SHORT EXERCISE => Omit all pictures, then retype the data exactly as given.

DATASET RECORDS =>
>>>
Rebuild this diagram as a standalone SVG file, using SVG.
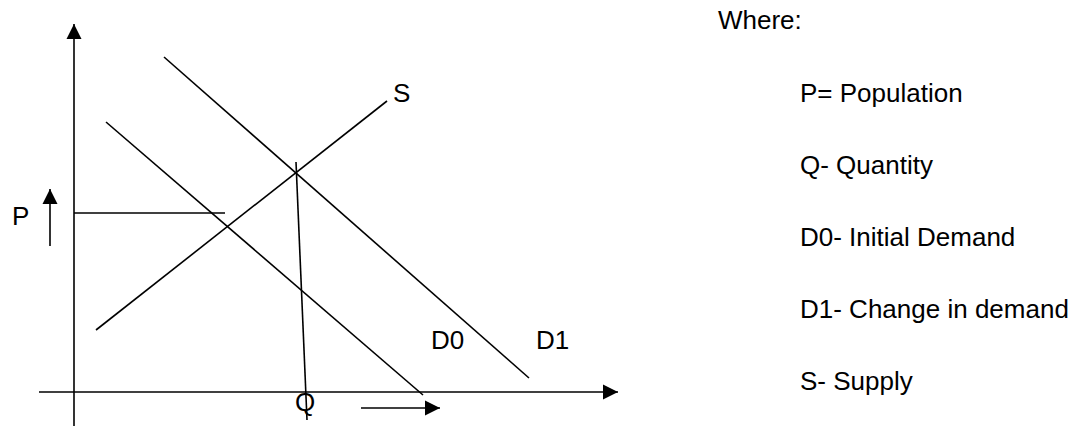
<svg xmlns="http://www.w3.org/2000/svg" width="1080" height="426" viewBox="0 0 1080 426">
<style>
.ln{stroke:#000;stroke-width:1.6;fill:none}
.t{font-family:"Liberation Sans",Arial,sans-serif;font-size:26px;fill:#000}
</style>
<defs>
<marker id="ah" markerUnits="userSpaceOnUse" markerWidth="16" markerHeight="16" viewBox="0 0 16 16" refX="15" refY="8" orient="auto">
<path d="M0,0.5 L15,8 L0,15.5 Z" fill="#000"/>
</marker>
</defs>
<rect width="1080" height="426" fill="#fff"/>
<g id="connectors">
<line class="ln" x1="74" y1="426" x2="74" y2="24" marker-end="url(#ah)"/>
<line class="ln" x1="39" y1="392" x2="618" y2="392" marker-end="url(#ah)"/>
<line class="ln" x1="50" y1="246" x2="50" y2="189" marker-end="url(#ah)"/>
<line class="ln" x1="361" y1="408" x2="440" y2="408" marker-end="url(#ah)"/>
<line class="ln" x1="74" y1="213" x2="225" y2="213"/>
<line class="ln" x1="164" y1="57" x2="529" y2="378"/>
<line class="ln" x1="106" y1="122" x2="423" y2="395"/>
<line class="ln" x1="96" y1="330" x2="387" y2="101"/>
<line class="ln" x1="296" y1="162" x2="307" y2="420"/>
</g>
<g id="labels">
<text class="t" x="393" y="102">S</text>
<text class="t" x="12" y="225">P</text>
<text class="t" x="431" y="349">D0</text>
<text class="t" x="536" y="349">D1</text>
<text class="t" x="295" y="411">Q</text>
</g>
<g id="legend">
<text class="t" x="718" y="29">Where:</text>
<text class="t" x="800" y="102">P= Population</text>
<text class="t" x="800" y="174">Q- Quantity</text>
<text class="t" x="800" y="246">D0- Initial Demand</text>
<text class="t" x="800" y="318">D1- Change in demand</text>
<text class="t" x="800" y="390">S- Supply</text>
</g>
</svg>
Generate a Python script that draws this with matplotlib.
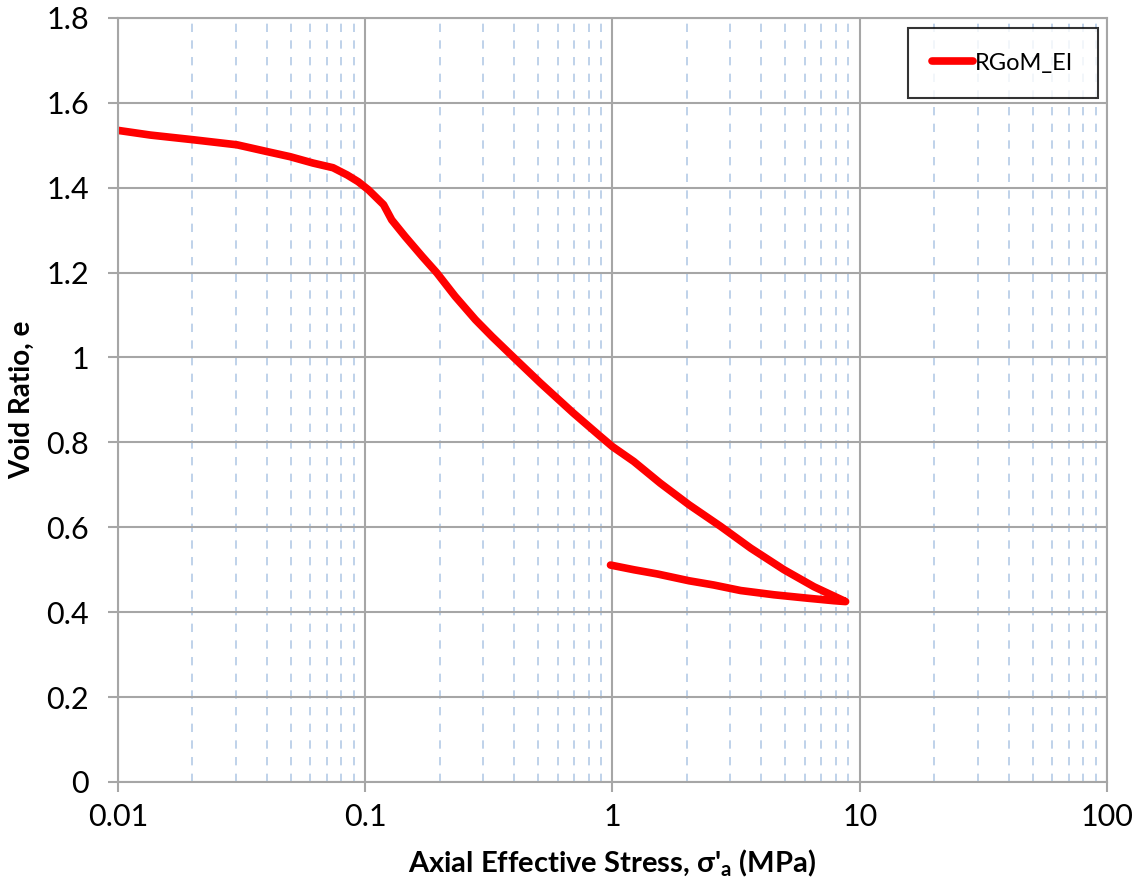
<<<
PROBLEM SOLUTION =>
Rebuild this diagram as a standalone SVG file, using SVG.
<svg xmlns="http://www.w3.org/2000/svg" width="1080" height="426" viewBox="0 0 1080 426">
<style>
.ln{stroke:#000;stroke-width:1.6;fill:none}
.t{font-family:"Liberation Sans",Arial,sans-serif;font-size:26px;fill:#000}
</style>
<defs>
<marker id="ah" markerUnits="userSpaceOnUse" markerWidth="16" markerHeight="16" viewBox="0 0 16 16" refX="15" refY="8" orient="auto">
<path d="M0,0.5 L15,8 L0,15.5 Z" fill="#000"/>
</marker>
</defs>
<rect width="1080" height="426" fill="#fff"/>
<g id="connectors">
<line class="ln" x1="74" y1="426" x2="74" y2="24" marker-end="url(#ah)"/>
<line class="ln" x1="39" y1="392" x2="618" y2="392" marker-end="url(#ah)"/>
<line class="ln" x1="50" y1="246" x2="50" y2="189" marker-end="url(#ah)"/>
<line class="ln" x1="361" y1="408" x2="440" y2="408" marker-end="url(#ah)"/>
<line class="ln" x1="74" y1="213" x2="225" y2="213"/>
<line class="ln" x1="164" y1="57" x2="529" y2="378"/>
<line class="ln" x1="106" y1="122" x2="423" y2="395"/>
<line class="ln" x1="96" y1="330" x2="387" y2="101"/>
<line class="ln" x1="296" y1="162" x2="307" y2="420"/>
</g>
<g id="labels">
<text class="t" x="393" y="102">S</text>
<text class="t" x="12" y="225">P</text>
<text class="t" x="431" y="349">D0</text>
<text class="t" x="536" y="349">D1</text>
<text class="t" x="295" y="411">Q</text>
</g>
<g id="legend">
<text class="t" x="718" y="29">Where:</text>
<text class="t" x="800" y="102">P= Population</text>
<text class="t" x="800" y="174">Q- Quantity</text>
<text class="t" x="800" y="246">D0- Initial Demand</text>
<text class="t" x="800" y="318">D1- Change in demand</text>
<text class="t" x="800" y="390">S- Supply</text>
</g>
</svg>
Generate a Python script that draws this with matplotlib.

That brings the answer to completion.